● **JOB**
Output every line exactly as written. Leave out pictures.

● **MATERIAL**
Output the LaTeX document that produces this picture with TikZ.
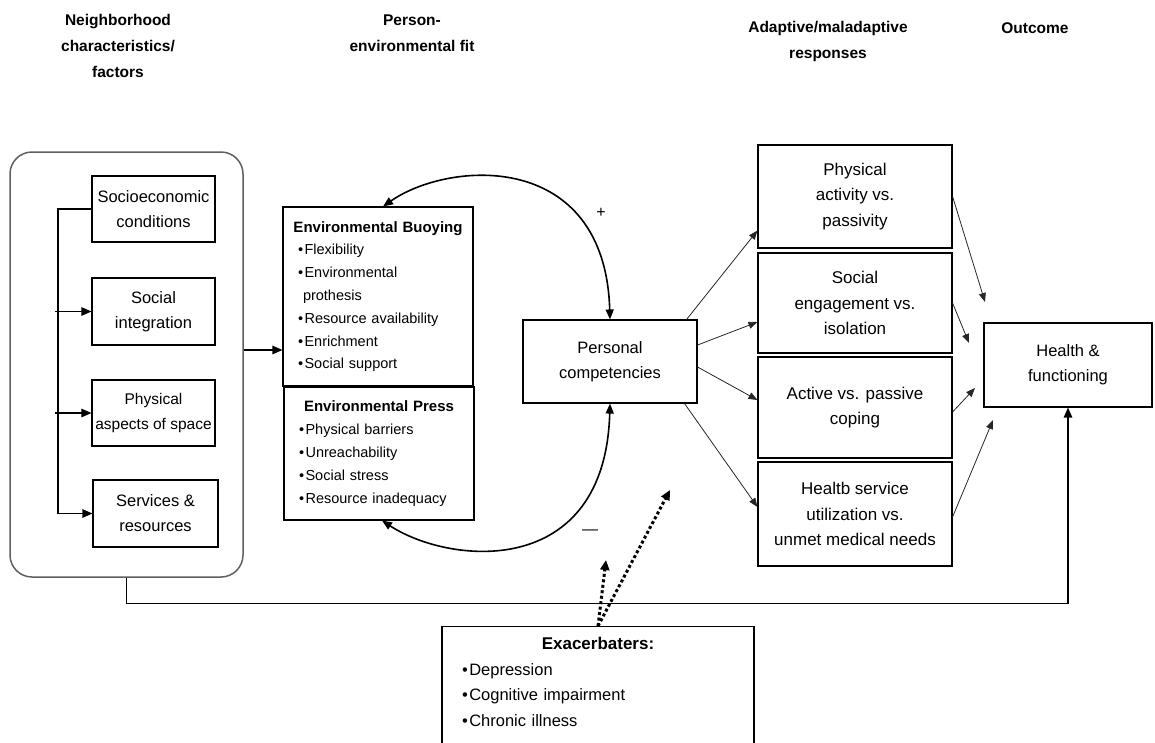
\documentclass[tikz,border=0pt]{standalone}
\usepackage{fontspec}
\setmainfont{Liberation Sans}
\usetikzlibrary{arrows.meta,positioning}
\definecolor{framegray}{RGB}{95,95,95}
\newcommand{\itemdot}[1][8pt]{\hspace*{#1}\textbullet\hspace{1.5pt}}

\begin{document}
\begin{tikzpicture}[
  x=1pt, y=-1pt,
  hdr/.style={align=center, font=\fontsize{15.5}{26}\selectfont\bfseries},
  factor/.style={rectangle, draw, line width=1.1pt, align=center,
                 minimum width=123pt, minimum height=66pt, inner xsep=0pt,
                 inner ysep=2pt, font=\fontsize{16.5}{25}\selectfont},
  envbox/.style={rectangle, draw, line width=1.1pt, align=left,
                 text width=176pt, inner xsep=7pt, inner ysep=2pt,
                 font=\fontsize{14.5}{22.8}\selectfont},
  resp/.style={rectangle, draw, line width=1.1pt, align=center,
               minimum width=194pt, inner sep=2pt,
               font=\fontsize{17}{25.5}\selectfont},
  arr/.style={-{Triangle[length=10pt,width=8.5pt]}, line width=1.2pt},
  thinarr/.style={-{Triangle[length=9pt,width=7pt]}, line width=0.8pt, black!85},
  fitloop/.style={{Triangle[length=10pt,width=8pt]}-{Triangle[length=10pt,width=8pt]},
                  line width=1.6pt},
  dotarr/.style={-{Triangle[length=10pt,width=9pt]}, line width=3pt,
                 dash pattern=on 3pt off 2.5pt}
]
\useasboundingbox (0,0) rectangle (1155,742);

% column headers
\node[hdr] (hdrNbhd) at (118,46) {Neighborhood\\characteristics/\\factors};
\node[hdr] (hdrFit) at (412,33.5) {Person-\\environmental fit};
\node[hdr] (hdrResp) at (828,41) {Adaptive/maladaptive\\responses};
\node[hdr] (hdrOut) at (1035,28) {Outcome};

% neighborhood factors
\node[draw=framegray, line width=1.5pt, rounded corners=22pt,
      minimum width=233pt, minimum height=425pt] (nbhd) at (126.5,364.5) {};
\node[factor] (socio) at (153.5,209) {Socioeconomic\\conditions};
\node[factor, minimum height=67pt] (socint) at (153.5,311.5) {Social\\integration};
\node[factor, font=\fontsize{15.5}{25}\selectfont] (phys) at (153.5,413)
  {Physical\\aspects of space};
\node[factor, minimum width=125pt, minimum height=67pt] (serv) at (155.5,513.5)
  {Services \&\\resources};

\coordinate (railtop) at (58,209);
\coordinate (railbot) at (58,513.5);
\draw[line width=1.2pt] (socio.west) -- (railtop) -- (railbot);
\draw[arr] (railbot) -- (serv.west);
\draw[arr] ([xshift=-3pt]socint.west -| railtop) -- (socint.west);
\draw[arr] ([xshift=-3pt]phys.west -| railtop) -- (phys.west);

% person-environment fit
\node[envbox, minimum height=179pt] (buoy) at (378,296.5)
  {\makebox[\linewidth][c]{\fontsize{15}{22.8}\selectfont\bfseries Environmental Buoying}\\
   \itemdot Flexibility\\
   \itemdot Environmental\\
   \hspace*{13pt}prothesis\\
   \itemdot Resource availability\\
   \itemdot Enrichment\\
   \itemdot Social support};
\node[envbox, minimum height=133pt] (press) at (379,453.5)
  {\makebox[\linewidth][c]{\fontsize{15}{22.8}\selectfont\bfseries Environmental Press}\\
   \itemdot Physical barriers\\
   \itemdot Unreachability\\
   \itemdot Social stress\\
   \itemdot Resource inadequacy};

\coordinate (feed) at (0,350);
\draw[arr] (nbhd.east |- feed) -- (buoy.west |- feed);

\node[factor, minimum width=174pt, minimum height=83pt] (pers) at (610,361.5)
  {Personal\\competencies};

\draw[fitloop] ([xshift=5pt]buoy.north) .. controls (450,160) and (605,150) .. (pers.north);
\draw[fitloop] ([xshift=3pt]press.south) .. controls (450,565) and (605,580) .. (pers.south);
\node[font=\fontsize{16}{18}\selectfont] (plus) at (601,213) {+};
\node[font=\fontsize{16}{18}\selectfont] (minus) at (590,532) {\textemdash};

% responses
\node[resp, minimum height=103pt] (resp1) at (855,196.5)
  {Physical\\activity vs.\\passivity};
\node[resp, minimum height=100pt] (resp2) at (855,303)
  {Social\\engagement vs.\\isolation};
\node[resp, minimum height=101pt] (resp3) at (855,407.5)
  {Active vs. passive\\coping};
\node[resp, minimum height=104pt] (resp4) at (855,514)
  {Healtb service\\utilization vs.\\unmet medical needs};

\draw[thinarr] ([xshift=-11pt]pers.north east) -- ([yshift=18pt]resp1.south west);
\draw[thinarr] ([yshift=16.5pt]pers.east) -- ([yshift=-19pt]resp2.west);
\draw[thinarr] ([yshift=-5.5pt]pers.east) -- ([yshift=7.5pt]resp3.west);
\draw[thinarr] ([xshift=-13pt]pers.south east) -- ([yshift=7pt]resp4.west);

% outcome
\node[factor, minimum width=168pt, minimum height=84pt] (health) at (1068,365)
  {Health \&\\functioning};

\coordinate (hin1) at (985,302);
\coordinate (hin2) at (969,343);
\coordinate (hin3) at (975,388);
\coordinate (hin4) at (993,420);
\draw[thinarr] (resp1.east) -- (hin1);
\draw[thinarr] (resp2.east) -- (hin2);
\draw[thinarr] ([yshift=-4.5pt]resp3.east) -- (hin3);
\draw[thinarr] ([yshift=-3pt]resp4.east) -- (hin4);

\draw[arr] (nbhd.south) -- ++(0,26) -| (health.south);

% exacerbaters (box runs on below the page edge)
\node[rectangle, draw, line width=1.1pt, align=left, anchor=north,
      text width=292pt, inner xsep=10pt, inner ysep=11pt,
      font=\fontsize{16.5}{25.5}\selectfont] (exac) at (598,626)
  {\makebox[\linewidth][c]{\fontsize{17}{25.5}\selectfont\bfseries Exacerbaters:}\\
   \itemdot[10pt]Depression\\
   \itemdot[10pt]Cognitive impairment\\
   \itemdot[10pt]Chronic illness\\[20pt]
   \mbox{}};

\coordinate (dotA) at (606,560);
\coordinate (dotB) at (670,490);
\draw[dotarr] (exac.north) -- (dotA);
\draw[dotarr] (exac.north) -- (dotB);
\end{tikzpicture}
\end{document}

● **OUTPUT FOR THIS TASK**
Output the LaTeX document that produces this picture with TikZ.
\documentclass[tikz,border=0pt]{standalone}
\usepackage{fontspec}
\setmainfont{Liberation Sans}
\usetikzlibrary{arrows.meta,positioning}
\definecolor{framegray}{RGB}{95,95,95}
\newcommand{\itemdot}[1][8pt]{\hspace*{#1}\textbullet\hspace{1.5pt}}

\begin{document}
\begin{tikzpicture}[
  x=1pt, y=-1pt,
  hdr/.style={align=center, font=\fontsize{15.5}{26}\selectfont\bfseries},
  factor/.style={rectangle, draw, line width=1.1pt, align=center,
                 minimum width=123pt, minimum height=66pt, inner xsep=0pt,
                 inner ysep=2pt, font=\fontsize{16.5}{25}\selectfont},
  envbox/.style={rectangle, draw, line width=1.1pt, align=left,
                 text width=176pt, inner xsep=7pt, inner ysep=2pt,
                 font=\fontsize{14.5}{22.8}\selectfont},
  resp/.style={rectangle, draw, line width=1.1pt, align=center,
               minimum width=194pt, inner sep=2pt,
               font=\fontsize{17}{25.5}\selectfont},
  arr/.style={-{Triangle[length=10pt,width=8.5pt]}, line width=1.2pt},
  thinarr/.style={-{Triangle[length=9pt,width=7pt]}, line width=0.8pt, black!85},
  fitloop/.style={{Triangle[length=10pt,width=8pt]}-{Triangle[length=10pt,width=8pt]},
                  line width=1.6pt},
  dotarr/.style={-{Triangle[length=10pt,width=9pt]}, line width=3pt,
                 dash pattern=on 3pt off 2.5pt}
]
\useasboundingbox (0,0) rectangle (1155,742);

% column headers
\node[hdr] (hdrNbhd) at (118,46) {Neighborhood\\characteristics/\\factors};
\node[hdr] (hdrFit) at (412,33.5) {Person-\\environmental fit};
\node[hdr] (hdrResp) at (828,41) {Adaptive/maladaptive\\responses};
\node[hdr] (hdrOut) at (1035,28) {Outcome};

% neighborhood factors
\node[draw=framegray, line width=1.5pt, rounded corners=22pt,
      minimum width=233pt, minimum height=425pt] (nbhd) at (126.5,364.5) {};
\node[factor] (socio) at (153.5,209) {Socioeconomic\\conditions};
\node[factor, minimum height=67pt] (socint) at (153.5,311.5) {Social\\integration};
\node[factor, font=\fontsize{15.5}{25}\selectfont] (phys) at (153.5,413)
  {Physical\\aspects of space};
\node[factor, minimum width=125pt, minimum height=67pt] (serv) at (155.5,513.5)
  {Services \&\\resources};

\coordinate (railtop) at (58,209);
\coordinate (railbot) at (58,513.5);
\draw[line width=1.2pt] (socio.west) -- (railtop) -- (railbot);
\draw[arr] (railbot) -- (serv.west);
\draw[arr] ([xshift=-3pt]socint.west -| railtop) -- (socint.west);
\draw[arr] ([xshift=-3pt]phys.west -| railtop) -- (phys.west);

% person-environment fit
\node[envbox, minimum height=179pt] (buoy) at (378,296.5)
  {\makebox[\linewidth][c]{\fontsize{15}{22.8}\selectfont\bfseries Environmental Buoying}\\
   \itemdot Flexibility\\
   \itemdot Environmental\\
   \hspace*{13pt}prothesis\\
   \itemdot Resource availability\\
   \itemdot Enrichment\\
   \itemdot Social support};
\node[envbox, minimum height=133pt] (press) at (379,453.5)
  {\makebox[\linewidth][c]{\fontsize{15}{22.8}\selectfont\bfseries Environmental Press}\\
   \itemdot Physical barriers\\
   \itemdot Unreachability\\
   \itemdot Social stress\\
   \itemdot Resource inadequacy};

\coordinate (feed) at (0,350);
\draw[arr] (nbhd.east |- feed) -- (buoy.west |- feed);

\node[factor, minimum width=174pt, minimum height=83pt] (pers) at (610,361.5)
  {Personal\\competencies};

\draw[fitloop] ([xshift=5pt]buoy.north) .. controls (450,160) and (605,150) .. (pers.north);
\draw[fitloop] ([xshift=3pt]press.south) .. controls (450,565) and (605,580) .. (pers.south);
\node[font=\fontsize{16}{18}\selectfont] (plus) at (601,213) {+};
\node[font=\fontsize{16}{18}\selectfont] (minus) at (590,532) {\textemdash};

% responses
\node[resp, minimum height=103pt] (resp1) at (855,196.5)
  {Physical\\activity vs.\\passivity};
\node[resp, minimum height=100pt] (resp2) at (855,303)
  {Social\\engagement vs.\\isolation};
\node[resp, minimum height=101pt] (resp3) at (855,407.5)
  {Active vs. passive\\coping};
\node[resp, minimum height=104pt] (resp4) at (855,514)
  {Healtb service\\utilization vs.\\unmet medical needs};

\draw[thinarr] ([xshift=-11pt]pers.north east) -- ([yshift=18pt]resp1.south west);
\draw[thinarr] ([yshift=16.5pt]pers.east) -- ([yshift=-19pt]resp2.west);
\draw[thinarr] ([yshift=-5.5pt]pers.east) -- ([yshift=7.5pt]resp3.west);
\draw[thinarr] ([xshift=-13pt]pers.south east) -- ([yshift=7pt]resp4.west);

% outcome
\node[factor, minimum width=168pt, minimum height=84pt] (health) at (1068,365)
  {Health \&\\functioning};

\coordinate (hin1) at (985,302);
\coordinate (hin2) at (969,343);
\coordinate (hin3) at (975,388);
\coordinate (hin4) at (993,420);
\draw[thinarr] (resp1.east) -- (hin1);
\draw[thinarr] (resp2.east) -- (hin2);
\draw[thinarr] ([yshift=-4.5pt]resp3.east) -- (hin3);
\draw[thinarr] ([yshift=-3pt]resp4.east) -- (hin4);

\draw[arr] (nbhd.south) -- ++(0,26) -| (health.south);

% exacerbaters (box runs on below the page edge)
\node[rectangle, draw, line width=1.1pt, align=left, anchor=north,
      text width=292pt, inner xsep=10pt, inner ysep=11pt,
      font=\fontsize{16.5}{25.5}\selectfont] (exac) at (598,626)
  {\makebox[\linewidth][c]{\fontsize{17}{25.5}\selectfont\bfseries Exacerbaters:}\\
   \itemdot[10pt]Depression\\
   \itemdot[10pt]Cognitive impairment\\
   \itemdot[10pt]Chronic illness\\[20pt]
   \mbox{}};

\coordinate (dotA) at (606,560);
\coordinate (dotB) at (670,490);
\draw[dotarr] (exac.north) -- (dotA);
\draw[dotarr] (exac.north) -- (dotB);
\end{tikzpicture}
\end{document}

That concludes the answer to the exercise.